→ Recorded data:
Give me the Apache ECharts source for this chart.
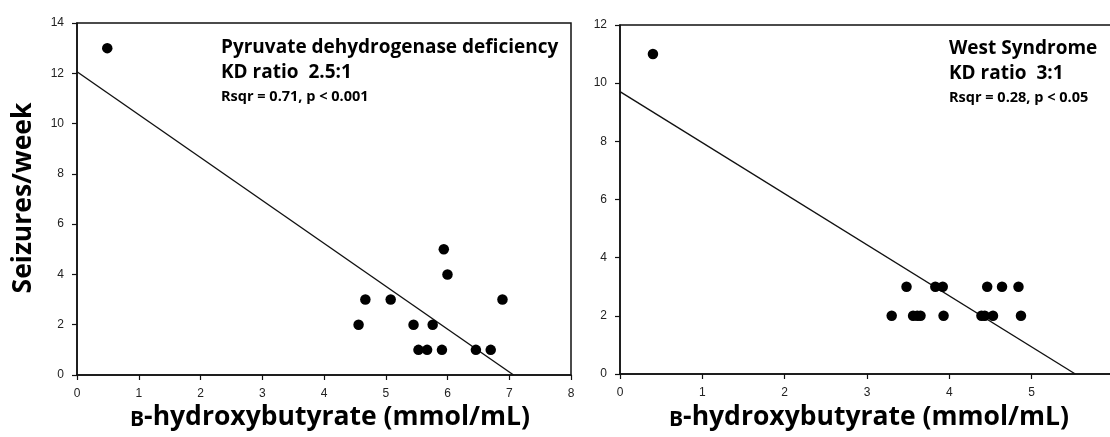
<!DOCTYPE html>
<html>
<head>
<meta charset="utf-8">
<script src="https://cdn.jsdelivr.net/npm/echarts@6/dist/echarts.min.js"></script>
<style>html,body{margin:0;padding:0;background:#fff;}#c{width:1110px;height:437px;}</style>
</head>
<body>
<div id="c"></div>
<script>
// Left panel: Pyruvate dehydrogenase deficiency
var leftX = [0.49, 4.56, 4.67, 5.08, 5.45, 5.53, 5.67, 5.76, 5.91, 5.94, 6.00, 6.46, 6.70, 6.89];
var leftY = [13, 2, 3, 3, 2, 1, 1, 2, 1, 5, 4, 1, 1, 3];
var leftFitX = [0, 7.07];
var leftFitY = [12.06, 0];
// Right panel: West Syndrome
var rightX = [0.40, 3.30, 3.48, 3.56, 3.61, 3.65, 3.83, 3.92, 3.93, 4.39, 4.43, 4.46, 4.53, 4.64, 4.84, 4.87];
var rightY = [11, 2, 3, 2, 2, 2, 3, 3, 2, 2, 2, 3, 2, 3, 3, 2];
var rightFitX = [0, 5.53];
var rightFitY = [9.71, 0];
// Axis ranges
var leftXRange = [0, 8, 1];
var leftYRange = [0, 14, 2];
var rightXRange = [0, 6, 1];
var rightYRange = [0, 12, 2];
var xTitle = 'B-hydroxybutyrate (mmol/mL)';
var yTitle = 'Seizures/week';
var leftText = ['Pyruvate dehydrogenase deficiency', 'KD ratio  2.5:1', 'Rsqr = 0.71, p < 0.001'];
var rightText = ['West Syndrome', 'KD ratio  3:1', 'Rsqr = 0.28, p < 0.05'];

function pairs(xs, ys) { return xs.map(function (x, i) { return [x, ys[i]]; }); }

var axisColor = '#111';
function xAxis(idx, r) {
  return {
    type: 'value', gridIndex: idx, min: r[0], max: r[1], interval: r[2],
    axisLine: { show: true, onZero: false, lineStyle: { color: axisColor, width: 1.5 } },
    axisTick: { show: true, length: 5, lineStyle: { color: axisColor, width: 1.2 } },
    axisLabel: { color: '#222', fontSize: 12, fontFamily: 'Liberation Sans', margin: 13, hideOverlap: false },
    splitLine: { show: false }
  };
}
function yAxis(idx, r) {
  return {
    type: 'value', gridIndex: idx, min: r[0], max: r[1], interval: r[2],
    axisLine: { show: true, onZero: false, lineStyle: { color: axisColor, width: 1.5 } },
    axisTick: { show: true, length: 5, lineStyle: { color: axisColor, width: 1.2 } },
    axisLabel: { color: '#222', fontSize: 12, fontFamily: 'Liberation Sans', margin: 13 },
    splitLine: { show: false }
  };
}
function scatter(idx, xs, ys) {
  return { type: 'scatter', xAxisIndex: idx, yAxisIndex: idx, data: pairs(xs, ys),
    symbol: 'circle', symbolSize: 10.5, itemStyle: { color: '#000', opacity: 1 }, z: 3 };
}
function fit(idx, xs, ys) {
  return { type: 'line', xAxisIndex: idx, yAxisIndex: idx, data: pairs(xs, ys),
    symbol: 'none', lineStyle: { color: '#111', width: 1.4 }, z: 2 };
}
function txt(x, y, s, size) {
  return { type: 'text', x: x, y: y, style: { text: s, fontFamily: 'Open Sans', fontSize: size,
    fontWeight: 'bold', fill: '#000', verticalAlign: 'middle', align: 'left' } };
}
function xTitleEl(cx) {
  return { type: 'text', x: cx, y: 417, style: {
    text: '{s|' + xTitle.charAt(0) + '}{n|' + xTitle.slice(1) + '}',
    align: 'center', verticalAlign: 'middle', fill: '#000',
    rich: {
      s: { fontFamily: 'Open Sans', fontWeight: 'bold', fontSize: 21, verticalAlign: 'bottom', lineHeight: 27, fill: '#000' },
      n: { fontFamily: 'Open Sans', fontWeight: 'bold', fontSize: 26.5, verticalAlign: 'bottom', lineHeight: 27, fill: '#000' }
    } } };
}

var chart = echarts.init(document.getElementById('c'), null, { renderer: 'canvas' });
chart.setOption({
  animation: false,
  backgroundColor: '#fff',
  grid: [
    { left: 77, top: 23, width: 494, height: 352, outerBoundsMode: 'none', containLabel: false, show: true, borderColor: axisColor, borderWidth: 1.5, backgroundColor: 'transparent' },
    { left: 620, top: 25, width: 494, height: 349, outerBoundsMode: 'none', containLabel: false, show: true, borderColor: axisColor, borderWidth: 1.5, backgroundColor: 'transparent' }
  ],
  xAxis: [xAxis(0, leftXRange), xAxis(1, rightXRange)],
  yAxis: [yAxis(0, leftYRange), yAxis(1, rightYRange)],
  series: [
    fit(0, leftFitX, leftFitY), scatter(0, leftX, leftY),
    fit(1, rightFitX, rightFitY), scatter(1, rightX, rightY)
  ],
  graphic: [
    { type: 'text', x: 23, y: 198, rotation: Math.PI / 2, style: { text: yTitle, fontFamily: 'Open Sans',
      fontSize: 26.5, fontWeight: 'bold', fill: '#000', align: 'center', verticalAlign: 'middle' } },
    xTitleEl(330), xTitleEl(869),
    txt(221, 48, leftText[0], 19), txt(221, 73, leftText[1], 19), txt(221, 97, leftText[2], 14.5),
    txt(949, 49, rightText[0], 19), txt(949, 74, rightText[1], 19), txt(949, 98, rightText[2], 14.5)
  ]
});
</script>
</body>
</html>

→ Short problem:
The data above should be repeated exactly, minus any pictures.

→ Solution to this problem:
Give me the Apache ECharts source for this chart.
<!DOCTYPE html>
<html>
<head>
<meta charset="utf-8">
<script src="https://cdn.jsdelivr.net/npm/echarts@6/dist/echarts.min.js"></script>
<style>html,body{margin:0;padding:0;background:#fff;}#c{width:1110px;height:437px;}</style>
</head>
<body>
<div id="c"></div>
<script>
// Left panel: Pyruvate dehydrogenase deficiency
var leftX = [0.49, 4.56, 4.67, 5.08, 5.45, 5.53, 5.67, 5.76, 5.91, 5.94, 6.00, 6.46, 6.70, 6.89];
var leftY = [13, 2, 3, 3, 2, 1, 1, 2, 1, 5, 4, 1, 1, 3];
var leftFitX = [0, 7.07];
var leftFitY = [12.06, 0];
// Right panel: West Syndrome
var rightX = [0.40, 3.30, 3.48, 3.56, 3.61, 3.65, 3.83, 3.92, 3.93, 4.39, 4.43, 4.46, 4.53, 4.64, 4.84, 4.87];
var rightY = [11, 2, 3, 2, 2, 2, 3, 3, 2, 2, 2, 3, 2, 3, 3, 2];
var rightFitX = [0, 5.53];
var rightFitY = [9.71, 0];
// Axis ranges
var leftXRange = [0, 8, 1];
var leftYRange = [0, 14, 2];
var rightXRange = [0, 6, 1];
var rightYRange = [0, 12, 2];
var xTitle = 'B-hydroxybutyrate (mmol/mL)';
var yTitle = 'Seizures/week';
var leftText = ['Pyruvate dehydrogenase deficiency', 'KD ratio  2.5:1', 'Rsqr = 0.71, p < 0.001'];
var rightText = ['West Syndrome', 'KD ratio  3:1', 'Rsqr = 0.28, p < 0.05'];

function pairs(xs, ys) { return xs.map(function (x, i) { return [x, ys[i]]; }); }

var axisColor = '#111';
function xAxis(idx, r) {
  return {
    type: 'value', gridIndex: idx, min: r[0], max: r[1], interval: r[2],
    axisLine: { show: true, onZero: false, lineStyle: { color: axisColor, width: 1.5 } },
    axisTick: { show: true, length: 5, lineStyle: { color: axisColor, width: 1.2 } },
    axisLabel: { color: '#222', fontSize: 12, fontFamily: 'Liberation Sans', margin: 13, hideOverlap: false },
    splitLine: { show: false }
  };
}
function yAxis(idx, r) {
  return {
    type: 'value', gridIndex: idx, min: r[0], max: r[1], interval: r[2],
    axisLine: { show: true, onZero: false, lineStyle: { color: axisColor, width: 1.5 } },
    axisTick: { show: true, length: 5, lineStyle: { color: axisColor, width: 1.2 } },
    axisLabel: { color: '#222', fontSize: 12, fontFamily: 'Liberation Sans', margin: 13 },
    splitLine: { show: false }
  };
}
function scatter(idx, xs, ys) {
  return { type: 'scatter', xAxisIndex: idx, yAxisIndex: idx, data: pairs(xs, ys),
    symbol: 'circle', symbolSize: 10.5, itemStyle: { color: '#000', opacity: 1 }, z: 3 };
}
function fit(idx, xs, ys) {
  return { type: 'line', xAxisIndex: idx, yAxisIndex: idx, data: pairs(xs, ys),
    symbol: 'none', lineStyle: { color: '#111', width: 1.4 }, z: 2 };
}
function txt(x, y, s, size) {
  return { type: 'text', x: x, y: y, style: { text: s, fontFamily: 'Open Sans', fontSize: size,
    fontWeight: 'bold', fill: '#000', verticalAlign: 'middle', align: 'left' } };
}
function xTitleEl(cx) {
  return { type: 'text', x: cx, y: 417, style: {
    text: '{s|' + xTitle.charAt(0) + '}{n|' + xTitle.slice(1) + '}',
    align: 'center', verticalAlign: 'middle', fill: '#000',
    rich: {
      s: { fontFamily: 'Open Sans', fontWeight: 'bold', fontSize: 21, verticalAlign: 'bottom', lineHeight: 27, fill: '#000' },
      n: { fontFamily: 'Open Sans', fontWeight: 'bold', fontSize: 26.5, verticalAlign: 'bottom', lineHeight: 27, fill: '#000' }
    } } };
}

var chart = echarts.init(document.getElementById('c'), null, { renderer: 'canvas' });
chart.setOption({
  animation: false,
  backgroundColor: '#fff',
  grid: [
    { left: 77, top: 23, width: 494, height: 352, outerBoundsMode: 'none', containLabel: false, show: true, borderColor: axisColor, borderWidth: 1.5, backgroundColor: 'transparent' },
    { left: 620, top: 25, width: 494, height: 349, outerBoundsMode: 'none', containLabel: false, show: true, borderColor: axisColor, borderWidth: 1.5, backgroundColor: 'transparent' }
  ],
  xAxis: [xAxis(0, leftXRange), xAxis(1, rightXRange)],
  yAxis: [yAxis(0, leftYRange), yAxis(1, rightYRange)],
  series: [
    fit(0, leftFitX, leftFitY), scatter(0, leftX, leftY),
    fit(1, rightFitX, rightFitY), scatter(1, rightX, rightY)
  ],
  graphic: [
    { type: 'text', x: 23, y: 198, rotation: Math.PI / 2, style: { text: yTitle, fontFamily: 'Open Sans',
      fontSize: 26.5, fontWeight: 'bold', fill: '#000', align: 'center', verticalAlign: 'middle' } },
    xTitleEl(330), xTitleEl(869),
    txt(221, 48, leftText[0], 19), txt(221, 73, leftText[1], 19), txt(221, 97, leftText[2], 14.5),
    txt(949, 49, rightText[0], 19), txt(949, 74, rightText[1], 19), txt(949, 98, rightText[2], 14.5)
  ]
});
</script>
</body>
</html>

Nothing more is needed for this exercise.